One of the big issues I’ve encountered in my teaching is explaining how to evaluate the performance of machine learning models. Simply put, it is relatively trivial to generate the various performance metrics–accuracy, precision, recall, etc–if you wanted to visualize any of these metrics, there wasn’t really an easy way to do that. Until now….
Recently, I learned of a new python library called YellowBrick, developed by Ben Bengfort at District Data Labs, that implements many different visualizations that are useful for building machine learning models and assessing their performance. Many visualization libraries require you to write a lot of “boilerplate” code: IE just generic and repetitive code, however what impressed me about YellowBrick is that it largely follows the scikit-learn API, and therefore if you are a regular user of scikit-learn, you’ll have no problem incorporating YellowBrick into your workflow. YellowBrick appears to be relatively new, so there still are definitely some kinks to be worked out, but overall, this is a really impressive library.
Visualizing a Model with YellowBrick
The code example below demonstrates how to create a classification report using YellowBrick. After importing the relevant modules, the next step is to create the visualizer object and pass it the model. Once that has been done, just like scikit-learn, you fit your visualizer using the .fit() method, some visualizations you call the .score() method, and finally the .poof() method which actually renders the visualization.
from yellowbrick.classifier import ClassificationReport
from sklearn.naive_bayes import GaussianNB
bayes = GaussianNB()
This code, reproduced from the YellowBrick documentation produces the classification report below.
YellowBrick is based on Matplotlib, so you can use common Matplotlib configuration variables to adjust the appearance of your visualizations.
What can you do with YellowBrick?
YellowBrick (YB) has many visualizers and is useful at all phases of the machine learning process. My intent here is not to reproduce the YB Documentation, but I’m going to highlight some of the more useful visualizations that exist in YB.
In the beginning… there was Feature Analysis…
One of the first challenges you will face when building a machine learning model is determining whether your features are predictive. A lot can go wrong in this step, but visualizing your features can really help you very quickly determine which features will be useful and which will not. For instance, the RadViz visualizer lets you map out the features in a circular space.
This visualization will quickly let you determine whether there is too much noise in your feature set and if there is a clear differentiation between the classes. This visualization works when you have a large number of features. Seaborn’s pairplot works well for this, but is difficult to use if you have a lot of features. In addition to the RadViz, YB has a heatmap ranking for the covariance of your features, as seen below.
Ideally, your features should not have strong relationships with each other, so you’re looking for features that are lightly colored on the heatmap. Dark colors–either red or blue indicate strong correlations between two features.
Assessing Model Performance
YB has a series of visualizations that are useful for evaluating the performance of your model.
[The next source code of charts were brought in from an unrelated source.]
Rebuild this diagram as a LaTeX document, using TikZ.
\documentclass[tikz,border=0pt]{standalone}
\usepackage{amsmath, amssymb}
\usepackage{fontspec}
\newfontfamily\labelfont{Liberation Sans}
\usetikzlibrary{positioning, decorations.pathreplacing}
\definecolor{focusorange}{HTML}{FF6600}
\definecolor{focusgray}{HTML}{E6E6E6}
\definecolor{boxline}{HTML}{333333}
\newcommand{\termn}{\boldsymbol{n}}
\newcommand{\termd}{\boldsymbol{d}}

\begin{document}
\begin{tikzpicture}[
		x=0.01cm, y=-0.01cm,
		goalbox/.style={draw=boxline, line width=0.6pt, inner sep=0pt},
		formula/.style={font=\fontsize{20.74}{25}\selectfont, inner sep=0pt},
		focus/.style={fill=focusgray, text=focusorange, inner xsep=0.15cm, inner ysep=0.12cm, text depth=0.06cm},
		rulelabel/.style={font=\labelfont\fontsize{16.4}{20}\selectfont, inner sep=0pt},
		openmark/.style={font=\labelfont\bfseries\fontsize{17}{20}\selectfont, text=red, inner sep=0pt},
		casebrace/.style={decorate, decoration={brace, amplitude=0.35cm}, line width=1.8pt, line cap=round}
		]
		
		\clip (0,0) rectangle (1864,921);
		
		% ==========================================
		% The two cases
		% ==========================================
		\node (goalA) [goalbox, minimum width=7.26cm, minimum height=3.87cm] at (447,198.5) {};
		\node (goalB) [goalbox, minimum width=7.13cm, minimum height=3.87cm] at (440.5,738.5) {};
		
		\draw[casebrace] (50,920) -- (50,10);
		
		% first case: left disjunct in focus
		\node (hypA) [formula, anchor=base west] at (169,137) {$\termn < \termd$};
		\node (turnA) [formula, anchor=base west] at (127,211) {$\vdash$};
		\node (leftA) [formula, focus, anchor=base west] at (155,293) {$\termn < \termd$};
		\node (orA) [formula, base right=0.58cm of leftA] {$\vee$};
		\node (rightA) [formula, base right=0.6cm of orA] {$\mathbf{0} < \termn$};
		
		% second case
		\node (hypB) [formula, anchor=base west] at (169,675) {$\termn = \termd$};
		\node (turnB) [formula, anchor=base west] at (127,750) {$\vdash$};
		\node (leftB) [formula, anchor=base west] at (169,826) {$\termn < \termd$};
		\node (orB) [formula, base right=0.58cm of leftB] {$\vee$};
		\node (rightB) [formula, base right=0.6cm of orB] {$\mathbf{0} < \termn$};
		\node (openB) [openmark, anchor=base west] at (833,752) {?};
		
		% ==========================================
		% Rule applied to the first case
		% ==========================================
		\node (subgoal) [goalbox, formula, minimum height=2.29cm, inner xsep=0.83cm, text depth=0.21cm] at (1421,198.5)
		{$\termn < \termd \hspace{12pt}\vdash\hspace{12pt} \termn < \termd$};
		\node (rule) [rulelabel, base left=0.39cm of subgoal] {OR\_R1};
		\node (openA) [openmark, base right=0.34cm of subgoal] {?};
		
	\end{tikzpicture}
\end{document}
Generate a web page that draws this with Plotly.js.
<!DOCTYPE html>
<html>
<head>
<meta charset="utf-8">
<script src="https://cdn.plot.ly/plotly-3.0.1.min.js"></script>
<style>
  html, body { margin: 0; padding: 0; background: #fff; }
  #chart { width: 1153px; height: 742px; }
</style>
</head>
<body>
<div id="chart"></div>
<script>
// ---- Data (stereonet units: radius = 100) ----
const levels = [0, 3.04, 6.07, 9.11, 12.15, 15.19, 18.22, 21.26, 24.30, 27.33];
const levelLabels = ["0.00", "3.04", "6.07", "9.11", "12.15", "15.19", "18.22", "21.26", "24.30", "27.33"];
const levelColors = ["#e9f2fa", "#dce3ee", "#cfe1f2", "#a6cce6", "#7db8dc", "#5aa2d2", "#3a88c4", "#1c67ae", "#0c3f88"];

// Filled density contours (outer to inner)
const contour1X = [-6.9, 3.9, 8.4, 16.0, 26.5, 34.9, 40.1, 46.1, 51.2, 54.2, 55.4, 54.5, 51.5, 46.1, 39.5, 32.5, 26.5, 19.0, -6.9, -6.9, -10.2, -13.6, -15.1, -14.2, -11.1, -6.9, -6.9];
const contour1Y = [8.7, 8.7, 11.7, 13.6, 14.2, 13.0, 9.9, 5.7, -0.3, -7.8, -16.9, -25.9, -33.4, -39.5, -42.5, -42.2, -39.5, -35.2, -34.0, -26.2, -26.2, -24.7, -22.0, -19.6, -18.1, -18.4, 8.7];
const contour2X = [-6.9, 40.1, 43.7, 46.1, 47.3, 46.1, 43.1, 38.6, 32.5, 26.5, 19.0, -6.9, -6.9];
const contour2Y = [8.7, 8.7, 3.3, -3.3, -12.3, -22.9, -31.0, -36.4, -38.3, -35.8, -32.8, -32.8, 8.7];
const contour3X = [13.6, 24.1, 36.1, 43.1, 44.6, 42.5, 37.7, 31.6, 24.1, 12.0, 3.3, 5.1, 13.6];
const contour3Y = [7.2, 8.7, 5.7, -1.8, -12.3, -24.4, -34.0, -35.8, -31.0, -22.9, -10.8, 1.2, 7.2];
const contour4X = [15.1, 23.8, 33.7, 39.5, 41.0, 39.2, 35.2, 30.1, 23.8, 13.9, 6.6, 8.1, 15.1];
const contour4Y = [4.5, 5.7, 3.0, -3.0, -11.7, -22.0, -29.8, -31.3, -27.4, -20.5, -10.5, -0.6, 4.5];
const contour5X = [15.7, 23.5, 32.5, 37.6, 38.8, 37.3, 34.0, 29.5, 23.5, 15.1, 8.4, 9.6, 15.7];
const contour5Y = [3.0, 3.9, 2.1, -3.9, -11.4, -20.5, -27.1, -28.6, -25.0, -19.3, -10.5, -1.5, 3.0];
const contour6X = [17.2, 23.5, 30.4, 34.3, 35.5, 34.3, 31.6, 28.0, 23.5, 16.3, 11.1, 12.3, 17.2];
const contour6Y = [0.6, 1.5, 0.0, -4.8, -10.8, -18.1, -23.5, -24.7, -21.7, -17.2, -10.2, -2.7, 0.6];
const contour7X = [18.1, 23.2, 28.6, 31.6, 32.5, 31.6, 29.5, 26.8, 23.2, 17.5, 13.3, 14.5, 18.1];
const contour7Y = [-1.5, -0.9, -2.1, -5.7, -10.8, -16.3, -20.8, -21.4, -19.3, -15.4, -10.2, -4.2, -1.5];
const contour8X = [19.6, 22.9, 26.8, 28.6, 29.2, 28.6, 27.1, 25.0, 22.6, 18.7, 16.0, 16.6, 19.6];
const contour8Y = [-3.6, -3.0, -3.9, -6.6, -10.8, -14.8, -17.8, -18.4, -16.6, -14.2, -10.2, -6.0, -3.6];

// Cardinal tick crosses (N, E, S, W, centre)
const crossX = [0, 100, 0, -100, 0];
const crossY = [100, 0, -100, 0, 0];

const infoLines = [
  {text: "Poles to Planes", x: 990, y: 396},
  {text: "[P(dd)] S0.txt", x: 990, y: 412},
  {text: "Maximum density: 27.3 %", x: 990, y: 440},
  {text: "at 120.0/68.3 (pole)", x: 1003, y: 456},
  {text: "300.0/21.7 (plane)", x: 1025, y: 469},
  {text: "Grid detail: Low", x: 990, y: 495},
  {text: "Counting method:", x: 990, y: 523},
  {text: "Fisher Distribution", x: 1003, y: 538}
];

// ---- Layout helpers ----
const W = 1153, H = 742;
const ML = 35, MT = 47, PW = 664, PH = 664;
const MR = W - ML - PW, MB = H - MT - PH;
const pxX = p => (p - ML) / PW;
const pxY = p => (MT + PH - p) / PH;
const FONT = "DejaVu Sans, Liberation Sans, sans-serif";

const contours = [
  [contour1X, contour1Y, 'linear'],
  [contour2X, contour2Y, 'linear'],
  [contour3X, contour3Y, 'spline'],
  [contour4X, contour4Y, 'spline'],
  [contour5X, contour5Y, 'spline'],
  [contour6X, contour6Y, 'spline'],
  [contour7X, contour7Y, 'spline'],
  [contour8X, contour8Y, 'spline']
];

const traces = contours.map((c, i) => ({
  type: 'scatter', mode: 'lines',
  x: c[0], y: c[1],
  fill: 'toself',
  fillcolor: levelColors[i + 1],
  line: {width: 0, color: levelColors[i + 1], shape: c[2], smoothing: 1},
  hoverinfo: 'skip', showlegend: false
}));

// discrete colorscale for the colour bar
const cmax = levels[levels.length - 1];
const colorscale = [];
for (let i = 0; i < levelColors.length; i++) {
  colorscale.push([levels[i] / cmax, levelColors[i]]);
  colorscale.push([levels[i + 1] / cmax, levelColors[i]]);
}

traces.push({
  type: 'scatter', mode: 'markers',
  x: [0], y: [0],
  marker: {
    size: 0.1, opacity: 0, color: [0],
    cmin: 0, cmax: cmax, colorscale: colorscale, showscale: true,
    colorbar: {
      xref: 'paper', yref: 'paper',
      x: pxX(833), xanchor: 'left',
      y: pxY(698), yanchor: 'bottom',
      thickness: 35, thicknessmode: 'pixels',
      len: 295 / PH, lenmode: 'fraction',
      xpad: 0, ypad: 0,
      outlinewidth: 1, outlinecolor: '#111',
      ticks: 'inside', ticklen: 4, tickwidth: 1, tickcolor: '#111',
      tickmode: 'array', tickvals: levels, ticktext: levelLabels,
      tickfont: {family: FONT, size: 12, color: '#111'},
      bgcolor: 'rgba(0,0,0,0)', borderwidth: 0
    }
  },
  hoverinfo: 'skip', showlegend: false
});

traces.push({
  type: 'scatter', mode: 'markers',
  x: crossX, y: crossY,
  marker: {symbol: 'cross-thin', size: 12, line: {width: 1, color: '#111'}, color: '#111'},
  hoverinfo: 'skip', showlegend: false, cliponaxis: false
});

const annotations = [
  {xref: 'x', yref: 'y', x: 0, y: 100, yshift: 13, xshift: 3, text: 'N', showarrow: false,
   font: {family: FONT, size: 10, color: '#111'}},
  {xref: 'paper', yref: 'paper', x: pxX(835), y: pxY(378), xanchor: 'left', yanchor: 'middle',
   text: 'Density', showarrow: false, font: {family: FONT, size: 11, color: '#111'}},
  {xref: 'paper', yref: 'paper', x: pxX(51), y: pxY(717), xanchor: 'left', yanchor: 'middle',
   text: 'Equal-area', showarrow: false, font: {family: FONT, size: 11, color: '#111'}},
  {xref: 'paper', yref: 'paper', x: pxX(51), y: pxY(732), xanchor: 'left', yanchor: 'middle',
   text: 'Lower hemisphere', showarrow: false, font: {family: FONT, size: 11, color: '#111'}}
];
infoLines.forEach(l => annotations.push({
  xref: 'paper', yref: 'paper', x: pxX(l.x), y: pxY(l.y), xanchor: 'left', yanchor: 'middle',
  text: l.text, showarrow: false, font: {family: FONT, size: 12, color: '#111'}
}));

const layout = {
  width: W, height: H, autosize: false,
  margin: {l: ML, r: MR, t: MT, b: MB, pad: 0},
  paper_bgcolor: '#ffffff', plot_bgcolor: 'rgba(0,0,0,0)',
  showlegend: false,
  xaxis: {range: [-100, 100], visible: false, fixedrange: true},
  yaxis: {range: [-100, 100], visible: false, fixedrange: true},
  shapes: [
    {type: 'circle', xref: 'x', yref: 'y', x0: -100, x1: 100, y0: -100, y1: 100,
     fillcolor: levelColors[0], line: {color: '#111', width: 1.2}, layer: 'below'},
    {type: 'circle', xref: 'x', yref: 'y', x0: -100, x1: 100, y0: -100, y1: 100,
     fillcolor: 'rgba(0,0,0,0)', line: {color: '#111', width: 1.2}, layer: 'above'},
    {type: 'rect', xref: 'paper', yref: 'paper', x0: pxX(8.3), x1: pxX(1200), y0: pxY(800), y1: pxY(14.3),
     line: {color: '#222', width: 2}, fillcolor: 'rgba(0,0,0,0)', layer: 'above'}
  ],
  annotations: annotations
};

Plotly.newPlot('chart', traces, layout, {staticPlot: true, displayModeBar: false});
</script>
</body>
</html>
At the moment there are visualizations for regression and classification models, with more on the way. Again, I really like this because it makes it very easy and very quick to assess model performance. For classifiers, YB has the following visualizations:
- Confusion Matrices
- Classification Reports
For regression, YB has:
- Residuals Plot
- Prediction Error plot
To show some examples, here are two confusion matrices I worked up for a class:
For these matrices, on the top-left to bottom right diagonal, darker colors are better, and lighter colors are better in the opposite direction. You can clearly see the model on the right performs much better than the model on the left. The code for these is below:
svm_conf_matrix = ConfusionMatrix( svm_classifier )
svm_conf_matrix.fit( X_train, y_train )
svm_conf_matrix.score( X_test, y_test )
The classification report is also very useful when comparing models:
For these classification reports, darker colors represent higher percentages and darker colors are better. It is very evident that the model on the right performs better than the model on the left.
One of the visualizations which I’d really like to see in YB is a visualization of a model’s learning curve. I wrote code to add this, but then I saw that someone already submitted a pull request so hopefully this will be integrated soon. Below are two examples of learning curve visualizations.
This visualization can help you decide how much data you really need to train your model and also whether your model is overfit or underfit. The chart on the left represents a well-fit model. We see the cross-validation score increasing and approaching the training score as more data is being added. The visualization on the right represents a possibly-overfit model–and we know this because there is a large gap between the cross-validation score and the training score–and that this model probably needs more data as the lines seem to be converging.
So this is one of my longer posts, but I hope that you will give YellowBrick a try. If you are new to machine learning, these visualizations can really help you understand what is going into your models and more importantly, what is coming out.